> [SOURCE EXCERPT]
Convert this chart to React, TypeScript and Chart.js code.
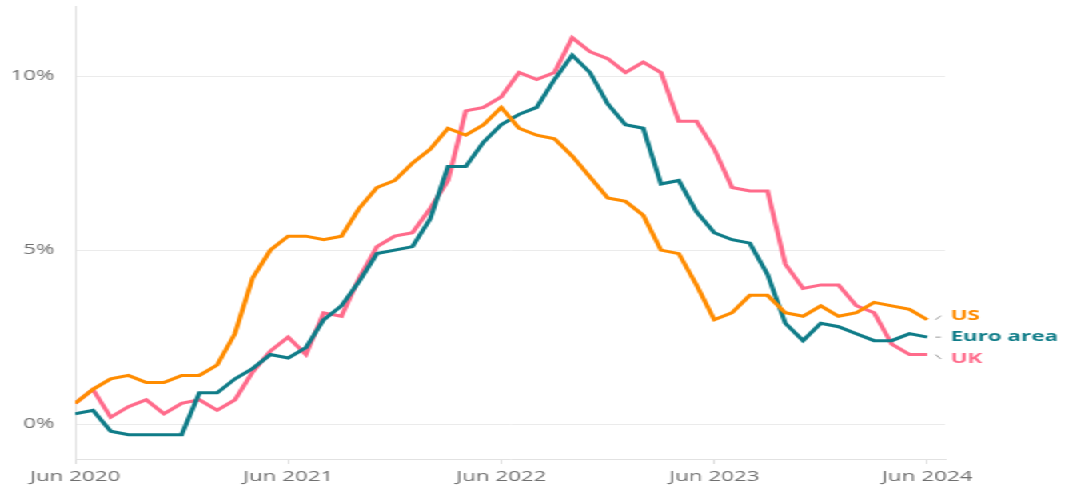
import React, { useEffect, useRef } from "react";
import { Chart, registerables } from "chart.js";
Chart.register(...registerables);

const months = [
  "Jun 2020", "Jul 2020", "Aug 2020", "Sep 2020", "Oct 2020", "Nov 2020", "Dec 2020",
  "Jan 2021", "Feb 2021", "Mar 2021", "Apr 2021", "May 2021", "Jun 2021", "Jul 2021",
  "Aug 2021", "Sep 2021", "Oct 2021", "Nov 2021", "Dec 2021",
  "Jan 2022", "Feb 2022", "Mar 2022", "Apr 2022", "May 2022", "Jun 2022", "Jul 2022",
  "Aug 2022", "Sep 2022", "Oct 2022", "Nov 2022", "Dec 2022",
  "Jan 2023", "Feb 2023", "Mar 2023", "Apr 2023", "May 2023", "Jun 2023", "Jul 2023",
  "Aug 2023", "Sep 2023", "Oct 2023", "Nov 2023", "Dec 2023",
  "Jan 2024", "Feb 2024", "Mar 2024", "Apr 2024", "May 2024", "Jun 2024",
];

const usValues = [
  0.6, 1.0, 1.3, 1.4, 1.2, 1.2, 1.4,
  1.4, 1.7, 2.6, 4.2, 5.0, 5.4, 5.4, 5.3, 5.4, 6.2, 6.8, 7.0,
  7.5, 7.9, 8.5, 8.3, 8.6, 9.1, 8.5, 8.3, 8.2, 7.7, 7.1, 6.5,
  6.4, 6.0, 5.0, 4.9, 4.0, 3.0, 3.2, 3.7, 3.7, 3.2, 3.1, 3.4,
  3.1, 3.2, 3.5, 3.4, 3.3, 3.0,
];

const euroValues = [
  0.3, 0.4, -0.2, -0.3, -0.3, -0.3, -0.3,
  0.9, 0.9, 1.3, 1.6, 2.0, 1.9, 2.2, 3.0, 3.4, 4.1, 4.9, 5.0,
  5.1, 5.9, 7.4, 7.4, 8.1, 8.6, 8.9, 9.1, 9.9, 10.6, 10.1, 9.2,
  8.6, 8.5, 6.9, 7.0, 6.1, 5.5, 5.3, 5.2, 4.3, 2.9, 2.4, 2.9,
  2.8, 2.6, 2.4, 2.4, 2.6, 2.5,
];

const ukValues = [
  0.6, 1.0, 0.2, 0.5, 0.7, 0.3, 0.6,
  0.7, 0.4, 0.7, 1.5, 2.1, 2.5, 2.0, 3.2, 3.1, 4.2, 5.1, 5.4,
  5.5, 6.2, 7.0, 9.0, 9.1, 9.4, 10.1, 9.9, 10.1, 11.1, 10.7, 10.5,
  10.1, 10.4, 10.1, 8.7, 8.7, 7.9, 6.8, 6.7, 6.7, 4.6, 3.9, 4.0,
  4.0, 3.4, 3.2, 2.3, 2.0, 2.0,
];

const seriesNames = ["US", "Euro area", "UK"];
const seriesColors = ["#ff8c00", "#0f7c88", "#ff6b8b"];
const xTickValues = [0, 12, 24, 36, 48];
const yTickValues = [0, 5, 10];

// Horizontal stretch of the whole picture (the reference is widened).
const CANVAS_W = 666;
const CANVAS_H = 489;
const STRETCH = 1065 / CANVAS_W;

const FONT = "'Open Sans', 'DejaVu Sans', sans-serif";

const endLabels = {
  id: "endLabels",
  afterDatasetsDraw(chart: any) {
    const ctx = chart.ctx;
    const offsets = [-4, 0, 4.5];
    ctx.save();
    chart.data.datasets.forEach((ds: any, i: number) => {
      const meta = chart.getDatasetMeta(i);
      const last = meta.data[meta.data.length - 1];
      if (!last) return;
      const lineY = last.y;
      const labelY = lineY + offsets[i];
      const x0 = last.x + 5.2;
      const x1 = last.x + 8.5;
      ctx.strokeStyle = "#9a9a9a";
      ctx.lineWidth = 1;
      ctx.beginPath();
      ctx.moveTo(x0, lineY);
      ctx.lineTo(x1, labelY);
      ctx.stroke();
      ctx.fillStyle = ds.borderColor;
      ctx.font = `bold 14px ${FONT}`;
      ctx.textAlign = "left";
      ctx.textBaseline = "middle";
      ctx.fillText(ds.label, last.x + 14.5, labelY);
    });
    ctx.restore();
  },
};

export default function App() {
  const ref = useRef<HTMLCanvasElement | null>(null);

  useEffect(() => {
    const canvas = ref.current;
    if (!canvas) return;
    const toPoints = (vals: number[]) => vals.map((v, i) => ({ x: i, y: v }));
    const all = [usValues, euroValues, ukValues];
    const chart = new Chart(canvas, {
      type: "line",
      data: {
        labels: months,
        datasets: all.map((vals, i) => ({
          label: seriesNames[i],
          data: toPoints(vals),
          borderColor: seriesColors[i],
          backgroundColor: seriesColors[i],
          borderWidth: 3,
          pointRadius: 0,
          tension: 0,
          fill: false,
        })),
      },
      options: {
        responsive: false,
        animation: false,
        devicePixelRatio: 1,
        layout: { padding: { left: 0, right: 75, top: 6.4, bottom: 0 } },
        plugins: {
          legend: { display: false },
          tooltip: { enabled: false },
        },
        scales: {
          x: {
            type: "linear",
            min: 0,
            max: 49,
            afterBuildTicks: (scale: any) => {
              scale.ticks = xTickValues.map((v) => ({ value: v }));
            },
            afterFit: (scale: any) => {
              scale.height = 30;
              scale.paddingLeft = 0;
              scale.paddingRight = 0;
            },
            ticks: {
              autoSkip: false,
              maxRotation: 0,
              padding: 5,
              color: "#707070",
              font: { family: FONT, size: 14 },
              callback: (v: any) => months[Number(v)] ?? "",
            },
            grid: {
              display: true,
              drawOnChartArea: false,
              drawTicks: true,
              tickLength: 5,
              color: "#dddddd",
            },
            border: { display: true, color: "#e2e2e2", width: 1 },
          },
          y: {
            type: "linear",
            min: -1,
            max: 12,
            afterBuildTicks: (scale: any) => {
              scale.ticks = yTickValues.map((v) => ({ value: v }));
            },
            afterFit: (scale: any) => {
              scale.width = 47;
              scale.paddingTop = 0;
              scale.paddingBottom = 0;
            },
            ticks: {
              padding: 13,
              color: "#707070",
              font: { family: FONT, size: 14 },
              callback: (v: any) => `${v}%`,
            },
            grid: {
              display: true,
              drawTicks: false,
              color: "#ebebeb",
              lineWidth: 1,
            },
            border: { display: true, color: "#e2e2e2", width: 1 },
          },
        },
      },
      plugins: [endLabels],
    } as any);
    return () => chart.destroy();
  }, []);

  return (
    <div
      style={{
        position: "fixed",
        left: 0,
        top: 0,
        width: CANVAS_W,
        height: CANVAS_H,
        transform: `scaleX(${STRETCH})`,
        transformOrigin: "0 0",
        background: "#ffffff",
      }}
    >
      <canvas ref={ref} width={CANVAS_W} height={CANVAS_H} style={{ width: CANVAS_W, height: CANVAS_H }} />
    </div>
  );
}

> [TASK DIRECTIONS] Ignore the images and quote every line of the listing exactly.

> [EXPECTED ANSWER]
Convert this chart to React, TypeScript and Chart.js code.
import React, { useEffect, useRef } from "react";
import { Chart, registerables } from "chart.js";
Chart.register(...registerables);

const months = [
  "Jun 2020", "Jul 2020", "Aug 2020", "Sep 2020", "Oct 2020", "Nov 2020", "Dec 2020",
  "Jan 2021", "Feb 2021", "Mar 2021", "Apr 2021", "May 2021", "Jun 2021", "Jul 2021",
  "Aug 2021", "Sep 2021", "Oct 2021", "Nov 2021", "Dec 2021",
  "Jan 2022", "Feb 2022", "Mar 2022", "Apr 2022", "May 2022", "Jun 2022", "Jul 2022",
  "Aug 2022", "Sep 2022", "Oct 2022", "Nov 2022", "Dec 2022",
  "Jan 2023", "Feb 2023", "Mar 2023", "Apr 2023", "May 2023", "Jun 2023", "Jul 2023",
  "Aug 2023", "Sep 2023", "Oct 2023", "Nov 2023", "Dec 2023",
  "Jan 2024", "Feb 2024", "Mar 2024", "Apr 2024", "May 2024", "Jun 2024",
];

const usValues = [
  0.6, 1.0, 1.3, 1.4, 1.2, 1.2, 1.4,
  1.4, 1.7, 2.6, 4.2, 5.0, 5.4, 5.4, 5.3, 5.4, 6.2, 6.8, 7.0,
  7.5, 7.9, 8.5, 8.3, 8.6, 9.1, 8.5, 8.3, 8.2, 7.7, 7.1, 6.5,
  6.4, 6.0, 5.0, 4.9, 4.0, 3.0, 3.2, 3.7, 3.7, 3.2, 3.1, 3.4,
  3.1, 3.2, 3.5, 3.4, 3.3, 3.0,
];

const euroValues = [
  0.3, 0.4, -0.2, -0.3, -0.3, -0.3, -0.3,
  0.9, 0.9, 1.3, 1.6, 2.0, 1.9, 2.2, 3.0, 3.4, 4.1, 4.9, 5.0,
  5.1, 5.9, 7.4, 7.4, 8.1, 8.6, 8.9, 9.1, 9.9, 10.6, 10.1, 9.2,
  8.6, 8.5, 6.9, 7.0, 6.1, 5.5, 5.3, 5.2, 4.3, 2.9, 2.4, 2.9,
  2.8, 2.6, 2.4, 2.4, 2.6, 2.5,
];

const ukValues = [
  0.6, 1.0, 0.2, 0.5, 0.7, 0.3, 0.6,
  0.7, 0.4, 0.7, 1.5, 2.1, 2.5, 2.0, 3.2, 3.1, 4.2, 5.1, 5.4,
  5.5, 6.2, 7.0, 9.0, 9.1, 9.4, 10.1, 9.9, 10.1, 11.1, 10.7, 10.5,
  10.1, 10.4, 10.1, 8.7, 8.7, 7.9, 6.8, 6.7, 6.7, 4.6, 3.9, 4.0,
  4.0, 3.4, 3.2, 2.3, 2.0, 2.0,
];

const seriesNames = ["US", "Euro area", "UK"];
const seriesColors = ["#ff8c00", "#0f7c88", "#ff6b8b"];
const xTickValues = [0, 12, 24, 36, 48];
const yTickValues = [0, 5, 10];

// Horizontal stretch of the whole picture (the reference is widened).
const CANVAS_W = 666;
const CANVAS_H = 489;
const STRETCH = 1065 / CANVAS_W;

const FONT = "'Open Sans', 'DejaVu Sans', sans-serif";

const endLabels = {
  id: "endLabels",
  afterDatasetsDraw(chart: any) {
    const ctx = chart.ctx;
    const offsets = [-4, 0, 4.5];
    ctx.save();
    chart.data.datasets.forEach((ds: any, i: number) => {
      const meta = chart.getDatasetMeta(i);
      const last = meta.data[meta.data.length - 1];
      if (!last) return;
      const lineY = last.y;
      const labelY = lineY + offsets[i];
      const x0 = last.x + 5.2;
      const x1 = last.x + 8.5;
      ctx.strokeStyle = "#9a9a9a";
      ctx.lineWidth = 1;
      ctx.beginPath();
      ctx.moveTo(x0, lineY);
      ctx.lineTo(x1, labelY);
      ctx.stroke();
      ctx.fillStyle = ds.borderColor;
      ctx.font = `bold 14px ${FONT}`;
      ctx.textAlign = "left";
      ctx.textBaseline = "middle";
      ctx.fillText(ds.label, last.x + 14.5, labelY);
    });
    ctx.restore();
  },
};

export default function App() {
  const ref = useRef<HTMLCanvasElement | null>(null);

  useEffect(() => {
    const canvas = ref.current;
    if (!canvas) return;
    const toPoints = (vals: number[]) => vals.map((v, i) => ({ x: i, y: v }));
    const all = [usValues, euroValues, ukValues];
    const chart = new Chart(canvas, {
      type: "line",
      data: {
        labels: months,
        datasets: all.map((vals, i) => ({
          label: seriesNames[i],
          data: toPoints(vals),
          borderColor: seriesColors[i],
          backgroundColor: seriesColors[i],
          borderWidth: 3,
          pointRadius: 0,
          tension: 0,
          fill: false,
        })),
      },
      options: {
        responsive: false,
        animation: false,
        devicePixelRatio: 1,
        layout: { padding: { left: 0, right: 75, top: 6.4, bottom: 0 } },
        plugins: {
          legend: { display: false },
          tooltip: { enabled: false },
        },
        scales: {
          x: {
            type: "linear",
            min: 0,
            max: 49,
            afterBuildTicks: (scale: any) => {
              scale.ticks = xTickValues.map((v) => ({ value: v }));
            },
            afterFit: (scale: any) => {
              scale.height = 30;
              scale.paddingLeft = 0;
              scale.paddingRight = 0;
            },
            ticks: {
              autoSkip: false,
              maxRotation: 0,
              padding: 5,
              color: "#707070",
              font: { family: FONT, size: 14 },
              callback: (v: any) => months[Number(v)] ?? "",
            },
            grid: {
              display: true,
              drawOnChartArea: false,
              drawTicks: true,
              tickLength: 5,
              color: "#dddddd",
            },
            border: { display: true, color: "#e2e2e2", width: 1 },
          },
          y: {
            type: "linear",
            min: -1,
            max: 12,
            afterBuildTicks: (scale: any) => {
              scale.ticks = yTickValues.map((v) => ({ value: v }));
            },
            afterFit: (scale: any) => {
              scale.width = 47;
              scale.paddingTop = 0;
              scale.paddingBottom = 0;
            },
            ticks: {
              padding: 13,
              color: "#707070",
              font: { family: FONT, size: 14 },
              callback: (v: any) => `${v}%`,
            },
            grid: {
              display: true,
              drawTicks: false,
              color: "#ebebeb",
              lineWidth: 1,
            },
            border: { display: true, color: "#e2e2e2", width: 1 },
          },
        },
      },
      plugins: [endLabels],
    } as any);
    return () => chart.destroy();
  }, []);

  return (
    <div
      style={{
        position: "fixed",
        left: 0,
        top: 0,
        width: CANVAS_W,
        height: CANVAS_H,
        transform: `scaleX(${STRETCH})`,
        transformOrigin: "0 0",
        background: "#ffffff",
      }}
    >
      <canvas ref={ref} width={CANVAS_W} height={CANVAS_H} style={{ width: CANVAS_W, height: CANVAS_H }} />
    </div>
  );
}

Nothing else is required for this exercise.